Like a creepy subspecies of hoops zombies, they all have survival tricks and proudly share them like insider tips on stocks. Villanova associate head coach Brett Gunning found an all-you-can eat sushi spot that fills you up fast and is conveniently located near a couple gyms. Texas coach Rick Barnes' scout pre-scouted a yoga place for him. Beilein never leaves his room, not even to fill an ice bucket, without his ID.
"You'll have your key but the problem is you don't remember what room number it's for," he said. "Is it 306 or 406 or 506? They all run together, so you have to bring your ID. That way you can go down to the front desk and tell them, 'I have my room key, I just don't know where to go.'"

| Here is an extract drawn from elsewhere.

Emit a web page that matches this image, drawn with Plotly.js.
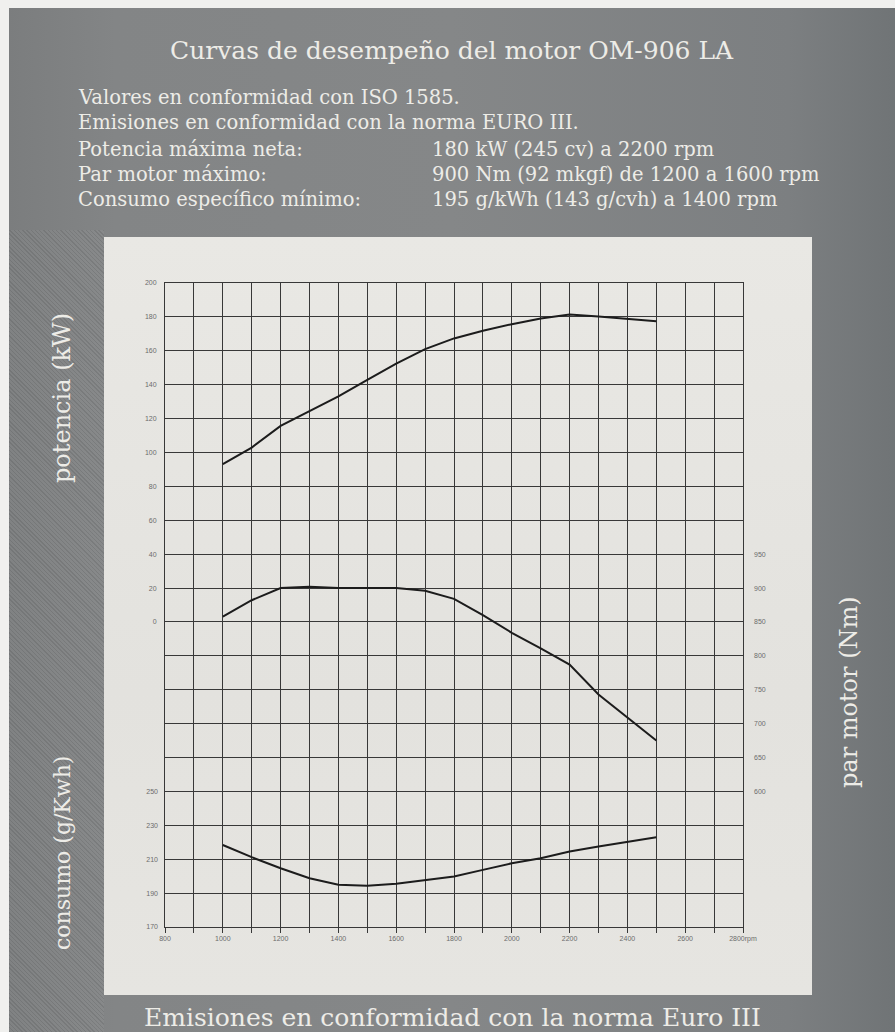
<!DOCTYPE html>
<html>
<head>
<meta charset="utf-8">
<script src="https://cdn.plot.ly/plotly-3.0.1.min.js"></script>
<style>
  html, body { margin:0; padding:0; width:895px; height:1032px; overflow:hidden; }
  body { background:#f0f0ee; position:relative; }
  #bg { position:absolute; left:9px; top:8px; width:886px; height:1024px;
        background: linear-gradient(90deg, #7b7d7e 0%, #838586 12%, #858788 50%, #7c7f81 88%, #707476 100%); }
  #hatch { position:absolute; left:9px; top:230px; width:95px; height:802px;
        background: repeating-linear-gradient(45deg, rgba(0,0,0,0.06) 0px, rgba(0,0,0,0.06) 1px, rgba(255,255,255,0.04) 1px, rgba(255,255,255,0.04) 3px); }
  #panel { position:absolute; left:104px; top:237px; width:708px; height:758px;
        background: linear-gradient(180deg, #e9e8e4 0%, #e3e2de 60%, #e6e5e1 100%); }
  #chart { position:absolute; left:0; top:0; width:895px; height:1032px; }
</style>
</head>
<body>
<div id="bg"></div>
<div id="hatch"></div>
<div id="panel"></div>
<div id="chart"></div>
<script>
// ---- data ----
const rpm = [1000,1100,1200,1300,1400,1500,1600,1700,1800,1900,2000,2100,2200,2300,2400,2500];
const potenciaKW = [93.1,102.9,115.7,124.5,133.1,142.9,152.4,161.0,167.3,171.8,175.7,179.0,181.4,180.2,178.8,177.5];
const parMotorNm = [858,882,900,902,900,900,900,896,884,860,834,811,787,743,709,675];
const consumoGkWh = [218.4,211.2,204.7,198.8,194.9,194.3,195.5,197.5,199.8,203.7,207.6,210.6,214.5,217.5,220.4,222.9];

const xTickVals = [800,900,1000,1100,1200,1300,1400,1500,1600,1700,1800,1900,2000,2100,2200,2300,2400,2500,2600,2700,2800];
const xTickText = ['800','','1000','','1200','','1400','','1600','','1800','','2000','','2200','','2400','','2600','','2800rpm'];
const powerGridVals = [-180,-160,-140,-120,-100,-80,-60,-40,-20,0,20,40,60,80,100,120,140,160,180,200];
const powerGridText = ['','','','','','','','','','0','20','40','60','80','100','120','140','160','180','200'];
const torqueTicks = [600,650,700,750,800,850,900,950];
const consumoTicks = [170,190,210,230,250];

const titleText = 'Curvas de desempeño del motor OM-906 LA';
const infoLeft = ['Valores en conformidad con ISO 1585.','Emisiones en conformidad con la norma EURO III.','Potencia máxima neta:','Par motor máximo:','Consumo específico mínimo:'];
const infoRight = ['','','180 kW (245 cv) a 2200 rpm','900 Nm (92 mkgf) de 1200 a 1600 rpm','195 g/kWh (143 g/cvh) a 1400 rpm'];
const footerText = 'Emisiones en conformidad con la norma Euro III';

// ---- layout helpers (pixel -> paper coords of plot area) ----
const L = 165, R = 743, T = 283, B = 927;
const px = X => (X - L) / (R - L);
const py = Y => (B - Y) / (B - T);

const lineC = '#1c1c1c';
const gridC = '#383838';
const tickFont = {family:'Liberation Sans, Arial', size:7, color:'#6c6c6c'};
const serif = 'DejaVu Serif, serif';
const white = '#edece7';

const traces = [
  {x: rpm, y: potenciaKW, xaxis:'x', yaxis:'y', mode:'lines', line:{color:lineC, width:2}, hoverinfo:'skip'},
  {x: rpm, y: parMotorNm, xaxis:'x', yaxis:'y2', mode:'lines', line:{color:lineC, width:2}, hoverinfo:'skip'},
  {x: rpm, y: consumoGkWh, xaxis:'x', yaxis:'y3', mode:'lines', line:{color:lineC, width:2}, hoverinfo:'skip'}
];

const annotations = [];
annotations.push({text:titleText, xref:'paper', yref:'paper', x:px(452), y:py(50), xanchor:'center', yanchor:'middle', showarrow:false,
  font:{family:serif, size:25, color:white}});
const lineY = [98,123,149,174,199];
infoLeft.forEach((t,i)=>{
  annotations.push({text:t, xref:'paper', yref:'paper', x:px(76), y:py(lineY[i]), xanchor:'left', yanchor:'middle', showarrow:false,
    font:{family:serif, size:19.5, color:white}});
  if (infoRight[i]) annotations.push({text:infoRight[i], xref:'paper', yref:'paper', x:px(430), y:py(lineY[i]), xanchor:'left', yanchor:'middle', showarrow:false,
    font:{family:serif, size:19.5, color:white}});
});
annotations.push({text:'potencia (kW)', xref:'paper', yref:'paper', x:px(62), y:py(398), xanchor:'center', yanchor:'middle', textangle:-90, showarrow:false,
  font:{family:serif, size:24, color:white}});
annotations.push({text:'consumo (g/Kwh)', xref:'paper', yref:'paper', x:px(62), y:py(853), xanchor:'center', yanchor:'middle', textangle:-90, showarrow:false,
  font:{family:serif, size:22, color:white}});
annotations.push({text:'par motor (Nm)', xref:'paper', yref:'paper', x:px(849), y:py(692), xanchor:'center', yanchor:'middle', textangle:-90, showarrow:false,
  font:{family:serif, size:24, color:white}});
annotations.push({text:footerText, xref:'paper', yref:'paper', x:px(452), y:py(1017), xanchor:'center', yanchor:'middle', showarrow:false,
  font:{family:serif, size:25, color:white}});

const layout = {
  width:895, height:1032,
  margin:{l:L, r:895-R, t:T, b:1032-B, pad:0},
  paper_bgcolor:'rgba(0,0,0,0)', plot_bgcolor:'rgba(0,0,0,0)',
  showlegend:false,
  xaxis:{range:[800,2800], tickmode:'array', tickvals:xTickVals, ticktext:xTickText, showgrid:true, gridcolor:gridC, gridwidth:1,
    ticks:'outside', ticklen:5, tickcolor:gridC, showline:true, mirror:true, linecolor:gridC, linewidth:1, zeroline:false,
    tickfont:tickFont, fixedrange:true},
  yaxis:{range:[-180,200], tickmode:'array', tickvals:powerGridVals, ticktext:powerGridText, showgrid:true, gridcolor:gridC, gridwidth:1,
    ticks:'', showline:true, mirror:true, linecolor:gridC, linewidth:1, zeroline:false, tickfont:tickFont, fixedrange:true, ticklabelstandoff:6},
  yaxis2:{range:[400,1350], overlaying:'y', side:'right', tickmode:'array', tickvals:torqueTicks, showgrid:false, zeroline:false,
    ticks:'', showline:false, tickfont:tickFont, fixedrange:true, ticklabelstandoff:10},
  yaxis3:{range:[170,550], overlaying:'y', side:'left', tickmode:'array', tickvals:consumoTicks, showgrid:false, zeroline:false,
    ticks:'', showline:false, tickfont:tickFont, fixedrange:true, ticklabelstandoff:6},
  annotations: annotations
};

Plotly.newPlot('chart', traces, layout, {displayModeBar:false, staticPlot:true});
</script>
</body>
</html>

Without fail, the conversation will turn to where have you been and where are you going as coaches discuss itineraries made by sociopathic travel agents. Las Vegas isn't exactly close to Orlando, yet the two mega tourneys bump right into one another, turning late-week red-eyes into coaches' express jets.
It is only then, when they crisscross the country, that they give pause to think about Prosser. It is a momentary reflection at best.
"You can't dwell on it," McKillop said. "You just can't because you can't change it."
At the beginning of July, West Virginia assistant Billy Hahn drove to Bethany Beach, Del., for a two-day vacation. On July 4, a Friday, he drove from Delaware to the Philadelphia airport and boarded a flight to Akron, Ohio, for the LeBron James Skills Academy. Three days later, on Monday morning, he drove from Akron back to Morgantown to "pass the baton" (NCAA rules allow only three coaches on the road at one time, so one coach literally has to come off the road so another can go out).
That night, July 7, Hahn drove from Morgantown to the Pittsburgh airport and flew back to Philadelphia. He fetched his car that had been sitting in long-term parking since he got back from Bethany Beach. The next morning, he checked in at the Reebok All-American Camp. Technically he stayed in Philly three days, but one day he watched the morning sessions in Philly, drove to Ewing, N.J., for the Eastern Invitational team camp in the afternoon and drove back to Philadelphia for the night games. When the Philly camp ended, he headed to Lawrenceville, N.J., for the Summer Classic.
On July 13, the following Sunday, Hahn then drove back to Morgantown for the last two days of Jamfest in West Virginia. NCAA rules took him off the road for a week, but on July 21, he drove to Pittsburgh where he boarded a flight to Las Vegas. On the morning of July 24, he flew out of Vegas so he could pass the baton in Morgantown again. That night, he went back to the Pittsburgh airport so he could fly to Orlando. Hahn was back on duty through the weekend there. On Monday, he flew back into Pittsburgh and drove back to Morgantown. But on Tuesday, he headed back to New Jersey.
That's 8,490 miles, seven states, a handful of five-hour car rides and two cross-country flights.
And West Virginia already had its incoming class for 2009 completed.
Yet you never met a man giddier than Hahn.
"This is the best thing in the world," he said as he sat in the stands alongside his son, Matt, an assistant at Vermont who clearly has the hoops gene in his blood. "This is not tough. Sitting in a gym all day and watching games is not tough. This is the lifeline of your program. It's not the X's and O's. It's the Jimmys and Joes."
Certainly not everyone is quite as ebullient as Hahn and Gillispie. McKillop admitted he is more "immune" to the schedule than in love with it, and Saint Joseph's head coach Phil Martelli believes in the need for balance. He'll send his assistant coaches home every third or fourth day so they can reconnect with their families.
But as the anniversary of Prosser's death passed, the coaches were still out there. The recruiting season ends on July 31, and there are still gyms to visit.
Frankly, there is nowhere these guys would rather be.
"If this is work, then life is pretty good," Texas' Barnes said. "I'm sitting in a gym, talking with my friends, watching games. How awful can it be?"